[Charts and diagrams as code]

-- begin --

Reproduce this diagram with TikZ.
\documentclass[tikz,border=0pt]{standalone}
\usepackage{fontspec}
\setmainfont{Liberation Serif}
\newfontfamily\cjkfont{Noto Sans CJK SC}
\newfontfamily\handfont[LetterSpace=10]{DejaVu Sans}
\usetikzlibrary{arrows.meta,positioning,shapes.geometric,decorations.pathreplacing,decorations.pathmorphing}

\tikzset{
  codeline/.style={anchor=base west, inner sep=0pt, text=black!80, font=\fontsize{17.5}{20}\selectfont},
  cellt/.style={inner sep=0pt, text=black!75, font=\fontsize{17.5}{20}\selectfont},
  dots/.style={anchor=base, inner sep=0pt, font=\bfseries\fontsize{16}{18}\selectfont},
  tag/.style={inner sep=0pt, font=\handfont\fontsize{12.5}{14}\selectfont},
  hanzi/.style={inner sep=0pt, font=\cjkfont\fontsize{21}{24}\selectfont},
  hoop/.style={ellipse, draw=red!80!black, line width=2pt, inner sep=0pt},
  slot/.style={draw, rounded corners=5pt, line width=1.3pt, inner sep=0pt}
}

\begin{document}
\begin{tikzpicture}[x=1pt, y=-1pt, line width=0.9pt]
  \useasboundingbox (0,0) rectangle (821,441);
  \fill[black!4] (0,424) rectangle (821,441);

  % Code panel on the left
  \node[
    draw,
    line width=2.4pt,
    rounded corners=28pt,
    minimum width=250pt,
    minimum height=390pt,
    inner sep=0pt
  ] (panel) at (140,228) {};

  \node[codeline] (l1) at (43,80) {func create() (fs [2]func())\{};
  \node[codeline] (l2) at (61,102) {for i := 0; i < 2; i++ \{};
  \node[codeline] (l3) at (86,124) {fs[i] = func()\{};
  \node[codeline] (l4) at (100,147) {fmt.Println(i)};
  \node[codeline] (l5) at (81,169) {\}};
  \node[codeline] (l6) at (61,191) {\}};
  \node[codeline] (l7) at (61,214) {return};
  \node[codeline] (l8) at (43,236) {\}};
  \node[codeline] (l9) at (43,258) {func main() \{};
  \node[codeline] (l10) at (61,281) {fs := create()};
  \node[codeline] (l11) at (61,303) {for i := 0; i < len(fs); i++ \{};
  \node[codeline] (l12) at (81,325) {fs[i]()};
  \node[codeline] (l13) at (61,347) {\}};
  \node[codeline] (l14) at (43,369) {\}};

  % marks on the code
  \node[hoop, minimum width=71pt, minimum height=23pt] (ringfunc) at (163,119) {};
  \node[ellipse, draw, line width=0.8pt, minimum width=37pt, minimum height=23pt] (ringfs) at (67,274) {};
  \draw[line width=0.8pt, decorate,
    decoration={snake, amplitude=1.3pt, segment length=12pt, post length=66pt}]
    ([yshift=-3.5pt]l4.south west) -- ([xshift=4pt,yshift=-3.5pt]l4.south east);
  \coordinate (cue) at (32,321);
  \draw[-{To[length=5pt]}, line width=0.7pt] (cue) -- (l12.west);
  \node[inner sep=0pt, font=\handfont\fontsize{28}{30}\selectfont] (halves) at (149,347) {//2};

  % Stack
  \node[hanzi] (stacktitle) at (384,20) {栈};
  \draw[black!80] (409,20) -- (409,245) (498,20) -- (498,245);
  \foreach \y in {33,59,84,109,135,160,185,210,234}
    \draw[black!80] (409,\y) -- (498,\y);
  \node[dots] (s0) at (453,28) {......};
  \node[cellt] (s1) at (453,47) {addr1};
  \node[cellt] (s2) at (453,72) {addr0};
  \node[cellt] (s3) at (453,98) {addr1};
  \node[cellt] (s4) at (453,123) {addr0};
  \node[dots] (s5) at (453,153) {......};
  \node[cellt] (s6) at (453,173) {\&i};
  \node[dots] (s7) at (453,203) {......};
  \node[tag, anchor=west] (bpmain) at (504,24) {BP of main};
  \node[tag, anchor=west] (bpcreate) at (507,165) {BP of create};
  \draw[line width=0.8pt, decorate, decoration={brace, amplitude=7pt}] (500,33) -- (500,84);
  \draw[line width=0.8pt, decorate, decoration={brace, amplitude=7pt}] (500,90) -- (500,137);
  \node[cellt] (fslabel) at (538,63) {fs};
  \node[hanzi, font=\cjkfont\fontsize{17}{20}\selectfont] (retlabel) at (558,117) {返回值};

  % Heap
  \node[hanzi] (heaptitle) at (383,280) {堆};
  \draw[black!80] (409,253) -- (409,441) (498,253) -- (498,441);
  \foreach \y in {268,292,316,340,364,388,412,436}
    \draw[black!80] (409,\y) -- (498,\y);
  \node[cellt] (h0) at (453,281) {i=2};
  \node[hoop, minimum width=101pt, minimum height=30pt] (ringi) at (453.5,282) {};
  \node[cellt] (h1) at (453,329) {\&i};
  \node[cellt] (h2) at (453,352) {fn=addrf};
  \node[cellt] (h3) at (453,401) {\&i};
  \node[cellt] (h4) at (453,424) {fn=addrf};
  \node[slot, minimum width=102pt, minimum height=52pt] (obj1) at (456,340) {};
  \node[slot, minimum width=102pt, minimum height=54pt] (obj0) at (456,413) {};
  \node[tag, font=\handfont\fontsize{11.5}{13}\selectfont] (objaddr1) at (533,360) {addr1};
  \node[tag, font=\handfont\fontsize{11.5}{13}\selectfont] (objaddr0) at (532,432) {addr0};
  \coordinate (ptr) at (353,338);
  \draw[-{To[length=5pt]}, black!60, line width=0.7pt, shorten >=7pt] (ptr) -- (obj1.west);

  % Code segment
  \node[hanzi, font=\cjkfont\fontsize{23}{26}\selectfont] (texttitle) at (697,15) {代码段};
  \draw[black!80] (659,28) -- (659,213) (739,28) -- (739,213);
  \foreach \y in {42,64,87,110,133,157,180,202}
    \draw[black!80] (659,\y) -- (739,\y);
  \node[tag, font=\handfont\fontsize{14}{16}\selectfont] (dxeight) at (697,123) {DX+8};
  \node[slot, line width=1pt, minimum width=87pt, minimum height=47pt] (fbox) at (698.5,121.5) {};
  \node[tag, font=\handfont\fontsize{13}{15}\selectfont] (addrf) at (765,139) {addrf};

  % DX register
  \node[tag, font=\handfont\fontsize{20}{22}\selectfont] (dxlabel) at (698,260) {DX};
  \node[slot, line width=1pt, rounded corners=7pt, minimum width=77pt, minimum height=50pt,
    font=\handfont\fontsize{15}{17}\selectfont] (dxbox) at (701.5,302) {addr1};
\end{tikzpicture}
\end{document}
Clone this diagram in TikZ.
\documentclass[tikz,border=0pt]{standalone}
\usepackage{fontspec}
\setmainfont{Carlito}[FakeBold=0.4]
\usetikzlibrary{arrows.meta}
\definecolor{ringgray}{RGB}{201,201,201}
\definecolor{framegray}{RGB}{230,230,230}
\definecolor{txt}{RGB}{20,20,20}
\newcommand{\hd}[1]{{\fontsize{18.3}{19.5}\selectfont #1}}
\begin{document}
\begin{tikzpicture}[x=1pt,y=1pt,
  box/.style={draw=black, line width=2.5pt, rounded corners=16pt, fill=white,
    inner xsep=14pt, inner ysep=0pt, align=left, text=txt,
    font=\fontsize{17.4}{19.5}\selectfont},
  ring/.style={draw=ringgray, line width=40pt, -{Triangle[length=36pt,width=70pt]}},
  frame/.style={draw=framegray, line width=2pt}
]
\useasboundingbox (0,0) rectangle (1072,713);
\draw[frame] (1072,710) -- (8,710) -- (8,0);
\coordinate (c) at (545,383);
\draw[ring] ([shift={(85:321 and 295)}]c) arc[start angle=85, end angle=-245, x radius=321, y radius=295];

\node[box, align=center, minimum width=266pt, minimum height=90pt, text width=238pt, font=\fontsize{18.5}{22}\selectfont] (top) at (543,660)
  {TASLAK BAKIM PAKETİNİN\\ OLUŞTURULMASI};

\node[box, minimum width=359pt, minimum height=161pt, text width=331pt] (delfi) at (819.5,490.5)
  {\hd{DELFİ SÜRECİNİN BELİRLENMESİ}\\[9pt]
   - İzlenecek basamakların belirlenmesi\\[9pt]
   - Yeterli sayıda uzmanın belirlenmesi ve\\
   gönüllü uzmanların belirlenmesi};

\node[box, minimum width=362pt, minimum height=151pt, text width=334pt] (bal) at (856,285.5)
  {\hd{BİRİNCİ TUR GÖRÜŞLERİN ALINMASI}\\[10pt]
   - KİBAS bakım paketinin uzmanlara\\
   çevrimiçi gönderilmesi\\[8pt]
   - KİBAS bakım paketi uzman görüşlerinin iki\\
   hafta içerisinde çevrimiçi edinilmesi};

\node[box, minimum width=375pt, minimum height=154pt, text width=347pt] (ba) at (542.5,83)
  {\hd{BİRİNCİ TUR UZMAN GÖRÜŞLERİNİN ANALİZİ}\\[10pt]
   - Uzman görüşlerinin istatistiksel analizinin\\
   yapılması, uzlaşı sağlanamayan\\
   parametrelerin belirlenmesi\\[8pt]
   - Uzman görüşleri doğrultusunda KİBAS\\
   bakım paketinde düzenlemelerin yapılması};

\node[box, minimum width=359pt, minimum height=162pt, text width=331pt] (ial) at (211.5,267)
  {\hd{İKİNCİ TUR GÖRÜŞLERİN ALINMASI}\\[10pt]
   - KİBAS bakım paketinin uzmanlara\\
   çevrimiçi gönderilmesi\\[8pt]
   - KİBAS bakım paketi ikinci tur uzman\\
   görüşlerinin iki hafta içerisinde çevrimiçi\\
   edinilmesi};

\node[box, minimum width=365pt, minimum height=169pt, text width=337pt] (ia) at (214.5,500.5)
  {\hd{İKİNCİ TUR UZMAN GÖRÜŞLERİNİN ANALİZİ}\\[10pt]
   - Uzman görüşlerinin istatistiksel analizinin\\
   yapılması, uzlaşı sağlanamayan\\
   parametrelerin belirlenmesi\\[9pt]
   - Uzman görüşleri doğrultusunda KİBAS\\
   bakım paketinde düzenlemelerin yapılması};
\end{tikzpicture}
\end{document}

-- end --

_EXERCISE DESCRIPTION_:
All lines from the beginning of the material above through the one with "(panel) at (140,228)" need to be returned exactly; please return those and only those.

_RESULT FOR THIS EXERCISE_:
Reproduce this diagram with TikZ.
\documentclass[tikz,border=0pt]{standalone}
\usepackage{fontspec}
\setmainfont{Liberation Serif}
\newfontfamily\cjkfont{Noto Sans CJK SC}
\newfontfamily\handfont[LetterSpace=10]{DejaVu Sans}
\usetikzlibrary{arrows.meta,positioning,shapes.geometric,decorations.pathreplacing,decorations.pathmorphing}

\tikzset{
  codeline/.style={anchor=base west, inner sep=0pt, text=black!80, font=\fontsize{17.5}{20}\selectfont},
  cellt/.style={inner sep=0pt, text=black!75, font=\fontsize{17.5}{20}\selectfont},
  dots/.style={anchor=base, inner sep=0pt, font=\bfseries\fontsize{16}{18}\selectfont},
  tag/.style={inner sep=0pt, font=\handfont\fontsize{12.5}{14}\selectfont},
  hanzi/.style={inner sep=0pt, font=\cjkfont\fontsize{21}{24}\selectfont},
  hoop/.style={ellipse, draw=red!80!black, line width=2pt, inner sep=0pt},
  slot/.style={draw, rounded corners=5pt, line width=1.3pt, inner sep=0pt}
}

\begin{document}
\begin{tikzpicture}[x=1pt, y=-1pt, line width=0.9pt]
  \useasboundingbox (0,0) rectangle (821,441);
  \fill[black!4] (0,424) rectangle (821,441);

  % Code panel on the left
  \node[
    draw,
    line width=2.4pt,
    rounded corners=28pt,
    minimum width=250pt,
    minimum height=390pt,
    inner sep=0pt
  ] (panel) at (140,228) {};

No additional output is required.